Makaya McCraven (feat. Nubya Garcia)
Jazz | Funk | Electronic
premiere: makaya mccraven’s ‘suite haus’ swings hard
By Piotr Orlov
October 2, 2018
Count 2018 as one of those occasional years when jazz regenerates its context by stealing away from the rarefied and insular spaces of older crowds, straight towards the club and the young ears of people who’ll move to it — with London and Chicago among the movement’s hotbeds. On his new album, Universal Beings, Windy City-based drummer/producer Makaya McCraven creates collisions between the “new jazz” epicenters, recording a slew of tracks on which musicians from those locales (as well as Los Angeles and New York) initiate grooves, which McCraven then takes back to the lab Madlib-style, and chops up into dance-floor burners.
Universal Beings by Makaya McCraven
“Suite Haus” is one of the album’s London sides, and features an all-star line-up of the city’s exploding group of improvisers, with saxophonist Nubya Garcia, bassist Daniel Casimir and Rhodes player Ashley Henry rounding out the quartet. Led by Garcia’s deeply melodic tenor line and multiple loops of McCraven moving all over his kit, it smokes like a classic (but contemporary AF) re-edit of a Oneness of Juju or Osibisa track, the kind of thing crate-digging DJs and producers will flock to.
L-R: Nubya Garcia, Daniel Casimir, Ashley Henry and Makaya McCraven (photo: Fabrice Bourgelle)
It is also a perfect exemplar of McCraven’s process — take the raw parts of a great jam, and post-produce them into something greater — as well as an insight to how today’s improvisers engage with recordings versus live performances.

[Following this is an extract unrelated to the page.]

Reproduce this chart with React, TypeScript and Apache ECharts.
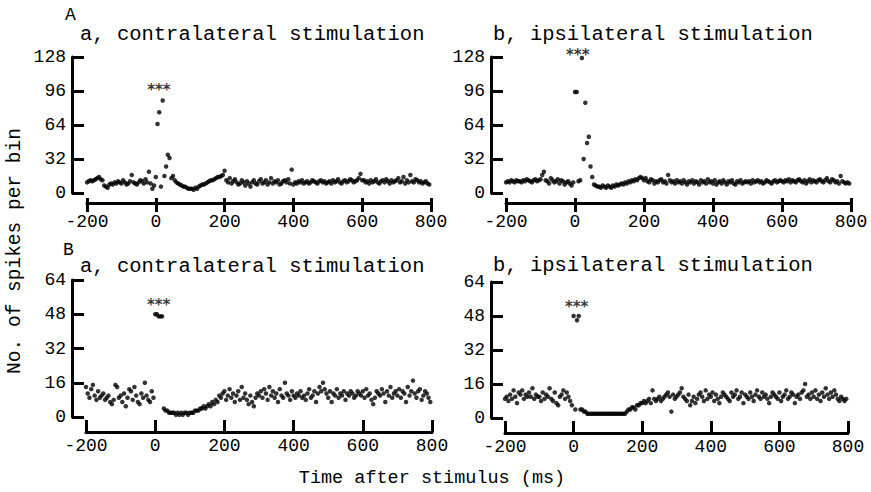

“The intro section [of “Suite Haus”] was just Nubya playing a melody,” Makaya told AFROPUNK. “We were setting up a groove, an African kind of vibe with this triple kind of feel and rim-shots which gives it a woody, organic sound. And then when it flips to, like, a house track, that’s where there’s a lot of tight chopping and then a bit of overdubbing to develop the track. I called it ‘Suite Haus’ because after that first little triplet section, which sounded very sweet (major diatonic-y, and simple), the second section becomes a little more house, darker, grittier. That was really the meat of that piece, the house section, so to speak.
“When it gets to that second part, that’s when the track starts to bump, and you start to get that hard, looping feeling of contemporary sound of electronic music because of the tighter chopping, and after that we’ve kind of transcended into a different realm. Which is something I really like about that track.
“That’s the way I like to think of it: When you’re in the room with us, that’s an organic space. When I take that and re-contextualize it [with studio post-production], then what we’re listening to is not just being in the room with the musicians, but a world that doesn’t exist, a sonic space. That’s one of the challenges to performing this music. Unless you come and see me doing an electronic set, it will never sound exactly like the recording. From a jazz musicians’ perspective, now we’re gonna take the nuts and bolts of the thing that I produced, and we’re gonna reinterpret that through the lens of performing musicians.”
Welcome to jazz, circa 2018.
Makaya McCraven’s Universal Beings is out on International Anthem on October 26th.